In the film adaptation of “Fifty Shades of Grey,” Christian Grey tells his girlfriend and BDSM submissive Anastasia Steele that for rolling her eyes at him he will have to punish her, in this case by spanking her.
Well, if Grey were able to watch my eyes while I forced myself to sit through “Fifty Shades of Grey,” I do not think I would ever sit again, but I think I would take the punishment if it meant I could forget the film.
“Fifty Shades of Grey” is without a doubt one of the most painful viewing experiences I have ever had in a movie theater.
Never before I have I seen such a horrific combination of bad filmmaking. From the laughable dialogue to the shallow one-note characters and muddled plot, “Fifty Shades of Grey” is a nonstop cinematic disaster.
From the onset, the film does away with any pretense that it serves as more than fantasy fodder, although who fantasizes about this type of shallow relationship I’m not sure.
The film starts with the protagonist, Steele, meeting Grey at his office for an interview where she is filling in her for her sick journalist roommate. Though they have zero chemistry and the interview is mind-numbingly terrible, Grey starts to become enamored by Steele.
From this terribly disjointed and heavy-handed beginning, their romance becomes even more baffling as they constantly fight just to make up and then segue into the next sex scene.
For a movie centered on two people and their romance, “Fifty Shades of Grey” forgets to make these people or their relationship interesting or worth following.
Out of the two, Steele has a little more personality. While she is the stereotypical mousy, compliant virgin, she actually seems vulnerable and moderately realistic; but still, she has no backstory and all of her relationships with other characters are so shallow that it is completely laughable.
Grey on the other hand is entirely one-dimensional. He’s a suave and mysterious millionaire badboy that is into sexual deviance; yet he’s got a troubled past and an inner sensitivity, or at least that is the way he’s supposed to appear to the viewer.
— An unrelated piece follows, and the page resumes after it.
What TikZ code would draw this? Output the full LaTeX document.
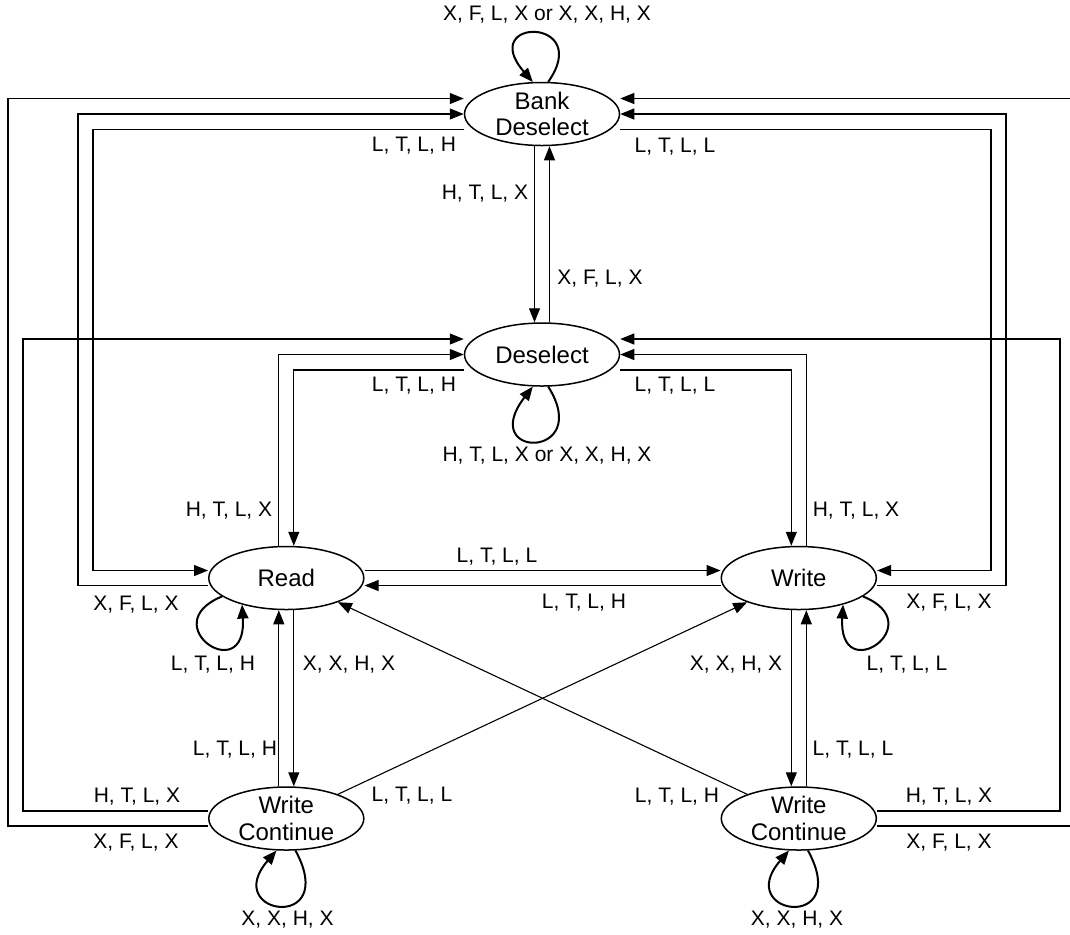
\documentclass[tikz,border=0pt]{standalone}
\usepackage{fontspec}
\setmainfont{Liberation Sans}
\usetikzlibrary{positioning,shapes.geometric,arrows.meta}

\begin{document}
\begin{tikzpicture}[x=0.5pt,y=-0.5pt,node distance=88pt,line width=0.55pt,
    >={Triangle[length=7pt,width=5.5pt]},
    state/.style={ellipse,draw,line width=0.75pt,minimum width=77.5pt,minimum height=31.5pt,
        inner sep=0pt,align=center,font=\fontsize{12}{13.2}\selectfont},
    lbl/.style={anchor=base,inner sep=0pt,font=\fontsize{10.5}{12}\selectfont},
    loopline/.style={line width=1pt}]
    \useasboundingbox (0,0) rectangle (1070,934);
    \clip (0,0) rectangle (1070,934);

    \node[state] (BD) at (542,114) {Bank\\Deselect};
    \node[state,below=of BD] (DS) {Deselect};
    \node[state] (RD) at (286.3,578) {Read};
    \node[state,right=178pt of RD] (WR) {Write};
    \node[state,below=of RD] (WCL) {Write\\Continue};
    \node[state,below=of WR] (WCR) {Write\\Continue};

    \draw[->] ([yshift=-3.75pt]WCL.west) -| (8,500) |- ([yshift=7.75pt]BD.west);
    \draw[->] ([yshift=-3.75pt]RD.west) -| (78,400) |- (BD.west);
    \draw[->] ([yshift=-7.75pt]BD.west) -| (93,400) |- ([yshift=3.75pt]RD.west);
    \draw[->] ([yshift=-3.75pt]WCR.east) -| (1076,500) |- ([yshift=7.75pt]BD.east);
    \draw[->] ([yshift=-3.75pt]WR.east) -| (1006,400) |- (BD.east);
    \draw[->] ([yshift=-7.75pt]BD.east) -| (991,400) |- ([yshift=3.75pt]WR.east);
    \draw[->] ([xshift=-3.75pt]BD.south) -- ([xshift=-3.75pt]DS.north);
    \draw[->] ([xshift=3.75pt]DS.north) -- ([xshift=3.75pt]BD.south);

    \draw[->] ([yshift=3.75pt]WCL.west) -| (23,600) |- ([yshift=7.75pt]DS.west);
    \draw[->] ([xshift=-3.75pt]RD.north) |- (DS.west);
    \draw[->] ([yshift=-7.75pt]DS.west) -| ([xshift=3.75pt]RD.north);
    \draw[->] ([yshift=3.75pt]WCR.east) -| (1060,600) |- ([yshift=7.75pt]DS.east);
    \draw[->] ([xshift=3.75pt]WR.north) |- (DS.east);
    \draw[->] ([yshift=-7.75pt]DS.east) -| ([xshift=-3.75pt]WR.north);

    \draw[->] ([yshift=3.75pt]RD.east) -- ([yshift=3.75pt]WR.west);
    \draw[->] ([yshift=-3.75pt]WR.west) -- ([yshift=-3.75pt]RD.east);
    \draw[->] ([xshift=-3.75pt]WCL.north) -- ([xshift=-3.75pt]RD.south);
    \draw[->] ([xshift=3.75pt]RD.south) -- ([xshift=3.75pt]WCL.north);
    \draw[->] ([xshift=-3.75pt]WR.south) -- ([xshift=-3.75pt]WCR.north);
    \draw[->] ([xshift=3.75pt]WCR.north) -- ([xshift=3.75pt]WR.south);
    \foreach \u / \v in {WCL/WR,WCR/RD}
        \draw[->] (\u) -- (\v);

    \draw[loopline,->] (BD.79) .. controls +(45.7,-65.3) and +(-56.3,-64.7) .. (BD.106);
    \draw[loopline,->] (DS.-79) .. controls +(45.7,73) and +(-56.3,73) .. (DS.-106);
    \draw[loopline,->] (RD.196.5) .. controls +(-69,28) and +(5,84) .. (RD.211);
    \draw[loopline,->] (WR.-16.5) .. controls +(69,28) and +(-5,84) .. (WR.-31);
    \foreach \n in {WCL,WCR}
        \draw[loopline,->] (\n.-74.5) .. controls +(44.5,82) and +(-56.3,65) .. (\n.-107);

    \node[lbl] (lBD) at (547,20.7) {X, F, L, X or X, X, H, X};
    \node[lbl] (lBDRD) at (414,151.7) {L, T, L, H};
    \node[lbl] (lBDDS) at (485,199.3) {H, T, L, X};
    \node[lbl] (lBDWR) at (675,152.5) {L, T, L, L};
    \node[lbl] (lDSBD) at (600,284.3) {X, F, L, X};
    \node[lbl] (lDSRD) at (414,391.7) {L, T, L, H};
    \node[lbl] (lDS) at (547,461.7) {H, T, L, X or X, X, H, X};
    \node[lbl] (lDSWR) at (675,391.7) {L, T, L, L};
    \node[lbl] (lRDDS) at (229,516.7) {H, T, L, X};
    \node[lbl] (lWRDS) at (856,516.7) {H, T, L, X};
    \node[lbl] (lRDWR) at (497,562.3) {L, T, L, L};
    \node[lbl] (lRDBD) at (136,610) {X, F, L, X};
    \node[lbl] (lWRRD) at (584,608.3) {L, T, L, H};
    \node[lbl] (lWRBD) at (949,608.3) {X, F, L, X};
    \node[lbl] (lRD) at (213,670) {L, T, L, H};
    \node[lbl] (lRDWCL) at (349,670) {X, X, H, X};
    \node[lbl] (lWRWCR) at (736,670) {X, X, H, X};
    \node[lbl] (lWR) at (907,670) {L, T, L, L};
    \node[lbl] (lWCLRD) at (235,755.7) {L, T, L, H};
    \node[lbl] (lWCRWR) at (853,755.7) {L, T, L, L};
    \node[lbl] (lWCLDS) at (137,802.7) {H, T, L, X};
    \node[lbl] (lWCLWR) at (412,801) {L, T, L, L};
    \node[lbl] (lWCRRD) at (677,802) {L, T, L, H};
    \node[lbl] (lWCRDS) at (949,802) {H, T, L, X};
    \node[lbl] (lWCLBD) at (136,848.3) {X, F, L, X};
    \node[lbl] (lWCRBD) at (949,848.3) {X, F, L, X};
    \node[lbl] (lWCL) at (287.5,925) {X, X, H, X};
    \node[lbl] (lWCR) at (797,925) {X, X, H, X};
\end{tikzpicture}
\end{document}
This would work if he were given any semblance of a personality or if his typically troubled past background was not the most corny and ridiculous part of the film.
In addition to the paper-thin characters, there is no character development throughout the entire film and a middle school student could have written more believable dialogue.
The film also fails to adhere to general principles of filmmaking.
One of the most glaring instances of this is how the film would change its mood from lighthearted to serious without any real cause, the only cue being a change in music. If the only clue to the viewer that this scene is serious is a shift in music, that’s a pretty big red flag that something is not working to deliver the emotional impact you intended.
There’s still a laundry list of problems that I could address, like how Grey is disgustingly controlling or how the film could be cut in half and still accomplish just as little as it did in the two hours of my life it wasted or how much I hated the clichéd open-ended ending that resolved nothing and drove home the fact that I wasted two hours of my life, but there’s only so much space to write in.
If there’s one positive thing in this film, it’s that it looks good. It looks like a big Hollywood blockbuster, and multiple scenes look fantastic.
Some of them also look terrible, with some overly obvious CGI, but in the midst of this disaster the visuals are the most redeeming quality.